Ayat ini secara tegas melarang umat Islam untuk mencaci non muslim dalam lanjutan ayat di atas di jelaskan akibat mencaci agama non muslim dia akan mencaci kembali kepada Allah Swt. Contoh sederhana, pergulatan politik PILKADA DKI 2016. Di mana pada saat itu politikus membawa isu agama dalam kancah politik yang pada akhirnya dapat mengalahkan lawan politiknya yang non muslim namun pada saat ini ketika DKI di pimpin oleh pemimpin muslim serta mengalami berbagai problem lawan politiknya juga mengait-mengaitkan agama dalam ketidak berhasilan gubenur dalam memimpin DKI. Hal dapat menjadi contoh konkrit dalam memcaci agama selain Islam yang mengakibatkan memcaci balik umat Islam ketika menemukan celah.

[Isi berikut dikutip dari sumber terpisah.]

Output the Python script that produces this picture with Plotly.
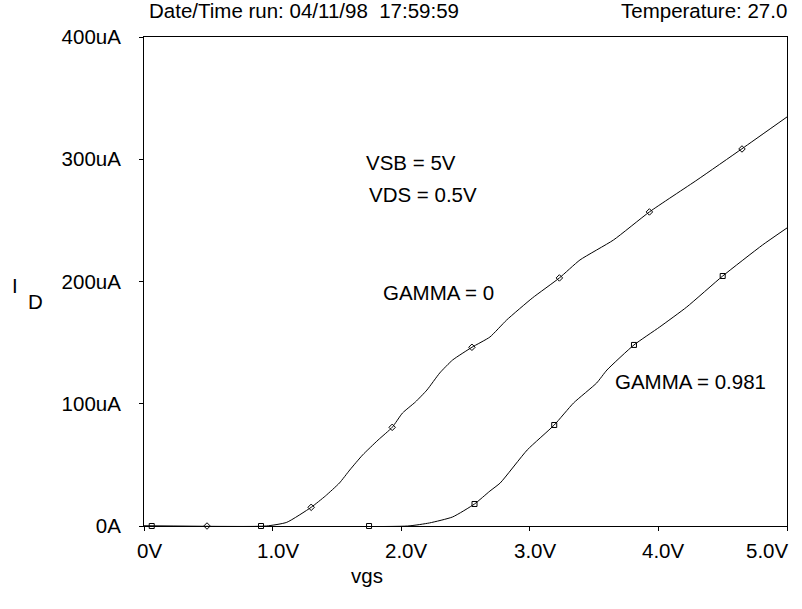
import plotly.graph_objects as go

# GAMMA = 0 curve (V, uA)
g0_v = [0.0, 0.95, 1.11, 1.30, 1.41, 1.52, 1.60, 1.70, 1.82, 1.93, 2.01, 2.11, 2.20, 2.30, 2.40,
        2.55, 2.69, 2.82, 3.02, 3.23, 3.39, 3.65, 3.93, 4.30, 4.65, 5.00]
g0_i = [0.0, 0.0, 3.0, 15.3, 24.5, 35.2, 45.8, 58.1, 70.3, 80.7, 92.4, 101.4, 111.2, 125.2, 135.8,
        146.2, 154.6, 168.5, 186.5, 202.9, 217.6, 233.9, 256.9, 283.0, 308.6, 334.6]
g0_mark_v = [0.49, 1.30, 1.93, 2.55, 3.23, 3.93, 4.65]
g0_mark_i = [0.0, 15.3, 80.7, 146.2, 202.9, 256.9, 308.4]

# GAMMA = 0.981 curve
g1_v = [0.0, 2.05, 2.22, 2.40, 2.57, 2.69, 2.77, 2.98, 3.19, 3.34, 3.52, 3.60, 3.81, 4.01, 4.22,
        4.50, 4.81, 5.00]
g1_i = [0.0, 0.0, 2.5, 7.4, 18.0, 28.6, 35.2, 62.2, 82.6, 100.6, 117.0, 127.6, 148.1, 162.8, 179.1,
        204.5, 229.9, 243.8]
g1_mark_v = [0.06, 0.91, 1.75, 2.57, 3.19, 3.81, 4.50]
g1_mark_i = [0.0, 0.0, 0.0, 18.0, 82.6, 148.1, 204.5]

x_ticks = [0, 1, 2, 3, 4, 5]
x_labels = ["0V", "1.0V", "2.0V", "3.0V", "4.0V", "5.0V"]
y_ticks = [0, 100, 200, 300, 400]
y_labels = ["0A", "100uA", "200uA", "300uA", "400uA"]

FONT = "Liberation Sans, Arial, sans-serif"
FS = 20.5

fig = go.Figure()
fig.add_trace(go.Scatter(x=g0_v, y=g0_i, mode="lines",
                         line=dict(color="black", width=1, shape="spline", smoothing=0.5),
                         showlegend=False, hoverinfo="skip"))
fig.add_trace(go.Scatter(x=g1_v, y=g1_i, mode="lines",
                         line=dict(color="black", width=1, shape="spline", smoothing=0.5),
                         showlegend=False, hoverinfo="skip"))
fig.add_trace(go.Scatter(x=g0_mark_v, y=g0_mark_i, mode="markers",
                         marker=dict(symbol="diamond-open", size=5, color="black", line=dict(width=1)),
                         showlegend=False, cliponaxis=False))
fig.add_trace(go.Scatter(x=g1_mark_v, y=g1_mark_i, mode="markers",
                         marker=dict(symbol="square-open", size=5, color="black", line=dict(width=1)),
                         showlegend=False, cliponaxis=False))

annotations = []
for v, lab in zip(x_ticks, x_labels):
    last = (v == x_ticks[-1])
    annotations.append(dict(x=v, y=0, xref="x", yref="y", text=lab, showarrow=False,
                            xanchor="right" if last else "center", yanchor="top",
                            xshift=3 if last else 5, yshift=-11,
                            font=dict(family=FONT, size=FS, color="black")))

texts = [
    ("VSB = 5V", 1.73, 297),
    ("VDS = 0.5V", 1.75, 271),
    ("GAMMA = 0", 1.86, 190.6),
    ("GAMMA = 0.981", 3.66, 118.6),
]
for t, x, y in texts:
    annotations.append(dict(x=x, y=y, xref="x", yref="y", text=t, showarrow=False,
                            xanchor="left", yanchor="middle", xshift=-2,
                            font=dict(family=FONT, size=FS, color="black")))

W, H = 802, 609
L, R, T, B = 144, 15, 37, 83

def px(xp):
    return (xp - L) / (W - L - R)

def py(yp):
    return (H - B - yp) / (H - T - B)

annotations += [
    dict(x=px(147), y=py(11), xref="paper", yref="paper", text="Date/Time run: 04/11/98  17:59:59",
         showarrow=False, xanchor="left", yanchor="middle", font=dict(family=FONT, size=FS, color="black")),
    dict(x=px(789), y=py(11), xref="paper", yref="paper", text="Temperature: 27.0",
         showarrow=False, xanchor="right", yanchor="middle", font=dict(family=FONT, size=FS, color="black")),
    dict(x=px(367), y=py(575), xref="paper", yref="paper", text="vgs",
         showarrow=False, xanchor="center", yanchor="middle", font=dict(family=FONT, size=FS, color="black")),
    dict(x=px(15), y=py(285), xref="paper", yref="paper", text="I",
         showarrow=False, xanchor="center", yanchor="middle", font=dict(family=FONT, size=FS, color="black")),
    dict(x=px(35), y=py(301), xref="paper", yref="paper", text="D",
         showarrow=False, xanchor="center", yanchor="middle", font=dict(family=FONT, size=FS, color="black")),
]

fig.update_layout(
    width=W, height=H,
    margin=dict(l=L, r=R, t=T, b=B),
    paper_bgcolor="white", plot_bgcolor="white",
    annotations=annotations,
    font=dict(family=FONT, size=FS, color="black"),
)
fig.update_xaxes(range=[0, 5], tickvals=x_ticks, showticklabels=False, ticks="outside", ticklen=4,
                 tickcolor="black", showline=True, linecolor="black", linewidth=1, mirror=True,
                 showgrid=False, zeroline=False)
fig.update_yaxes(range=[0, 400], tickvals=y_ticks, ticktext=y_labels, ticks="outside", ticklen=4,
                 tickcolor="black", showline=True, linecolor="black", linewidth=1, mirror=True,
                 showgrid=False, zeroline=False, ticklabelstandoff=14,
                 tickfont=dict(family=FONT, size=FS, color="black"))

fig.write_html("out.html")
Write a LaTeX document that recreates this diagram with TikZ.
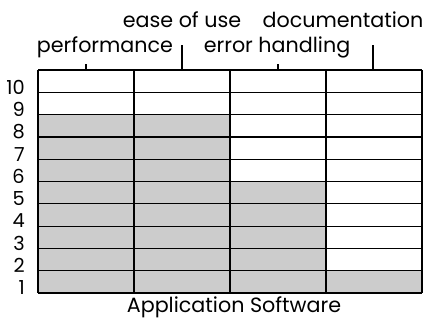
\documentclass[tikz,border=0pt]{standalone}
\usepackage{fontspec}
\setmainfont{Poppins}
\definecolor{stipple}{gray}{0.8}

\begin{document}
\begin{tikzpicture}[x=0.75pt, y=-0.75pt,
    grid/.style={line width=0.9pt},
    bar/.style={fill=stipple},
    tick/.style={line width=0.9pt},
    lbl/.style={font=\fontsize{15.5}{18}\selectfont, inner sep=0pt, anchor=base},
    num/.style={font=\fontsize{14.5}{17}\selectfont, inner sep=0pt, anchor=east}]
    \useasboundingbox (0,0) rectangle (425,322);

    % shaded part of each column
    \fill[bar] (38,114.6) rectangle (230,293);
    \fill[bar] (230,181.5) rectangle (326,293);
    \fill[bar] (326,270.7) rectangle (422,293);

    % the grid
    \foreach \j in {0,...,10}
        \draw[grid] (38,70+22.3*\j) -- (422,70+22.3*\j);
    \foreach \i in {0,...,4}
        \draw[grid] (38+96*\i,70) -- (38+96*\i,293);

    % scale
    \foreach \n in {1,...,10}
        \node[num] (row\n) at (25,310.2-22.3*\n) {\n};

    % column labels
    \node[lbl] (ease) at (182,27) {ease of use};
    \node[lbl] (doc) at (343,27) {documentation};
    \node[lbl] (perf) at (105,52) {performance};
    \node[lbl] (err) at (277,52) {error handling};
    \node[lbl] (title) at (234,312) {Application Software};

    \coordinate (perf-top) at (86,70);   \coordinate (perf-end) at (86,64);
    \coordinate (ease-top) at (182,70);  \coordinate (ease-end) at (182,45);
    \coordinate (err-top) at (278,70);   \coordinate (err-end) at (278,64);
    \coordinate (doc-top) at (373,70);   \coordinate (doc-end) at (373,45);
    \draw[tick] (perf-top) -- (perf-end);
    \draw[tick] (ease-top) -- (ease-end);
    \draw[tick] (err-top) -- (err-end);
    \draw[tick] (doc-top) -- (doc-end);
\end{tikzpicture}
\end{document}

E. Tidak Mengganggu Agama Orang Lain Serta Larangan Sinkritesme
Dalam permaslahan peribadatan Alquran melarang sinkritesme, mencampur aduk peribadatan antar agama. Manusia di persilahkan melaksanakan peribadatan masing-masing agama mereka, itu adalah hak individu masing-masing manusia. Hal ini di ungkapkan dalam surah al-Kafirun:
قُلۡ يَٰٓأَيُّهَا ٱلۡكَٰفِرُونَ لَآ أَعۡبُدُ مَا تَعۡبُدُونَ, وَلَآ أَنتُمۡ عَٰبِدُونَ مَآ أَعۡبُدُ, وَلَآ أَنَا۠ عَابِد مَّا عَبَدتُّمۡ, وَلَآ أَنتُمۡ عَٰبِدُونَ مَآ أَعۡبُدُ لَكُمۡ دِينُكُمۡ وَلِيَ دِينِ
“Katakanlah: “Hai orang-orang kafir. Aku tidak akan menyembah apa yang kamu sembah. Dan kamu bukan penyembah Tuhan yang aku sembah. Dan aku tidak pernah menjadi penyembah apa yang kamu sembah. dan kamu tidak pernah (pula) menjadi penyembah Tuhan yang aku sembah. Untukmu agamamu, dan untukkulah, agamaku”
Konteks historis aya ini yaitu merespon kafir Quraish yang mengajak Rasulullah saw. untuk menyembah tuhan mereka selama setahun dan mereka juga akan menyembah Tuhan Muhammad saw. selama setahun, dengan demikan Allah Swt. menurunkan surah tersebut.
Dari penafsiran dengan pendekatan bahasa, suarah al-Kafirun memiliki penafsiran sebagai berikut: Pertama, dari teori taukid, tujuan diulang-ulangnya larangan menyembah sesembahan orang kafir itu memiliki makna bahwa larangan itu sangat di tekankan sebagaimana penjelasan Ibn Jarir. Kedua, larangan yang di ungkapkan dengan memakai la linafyi al-Jinsi, itu memilki arti mengakomodir semua larangan mencampur aduk agama dalam bentuk apapun, termasuk juga menyerupai ibadah orang kafir. Ketiga, larang di ungkapkan dengan fi’il mudhari’ itu memiliki arti bahwa larangan itu berlaku mulai sekarang hingga yang akan datang, sebagaimana pendapat Imam Bukhari.
Sedangkan menurut Abu al-Abbas dan Ibnu Taimiyah maksud dari (aku tidak akan menyembah apa yang kamu sembah) adalah tidak melakukan perbuatan itu. Sedangkan kata (dan aku tidak pernah menyembah apa yang kamu sembah), maksudnya adalah tidak menerima perbuatan tersebut secara keseluruhan. Jadi, maksudnya adalah tidak melakukan perbuatan itu dan tidak ada kemungkinan untuk melakukan hal itu.
Kesimpulan
Dari uraian di atas dapat di simpulkan bahwa dalam membangun kerukunan antar umat beragama Al-Quran menganjurkan untuk saling berbuat baik antar sesama umat serta memberlakukan adil mereka, menjalin persahabatan, menghormati agama orang lain, tidak merendahkan agama lain, serta menjalankan ajaran agama dan agama masing-masing serta tidak mengganggunya.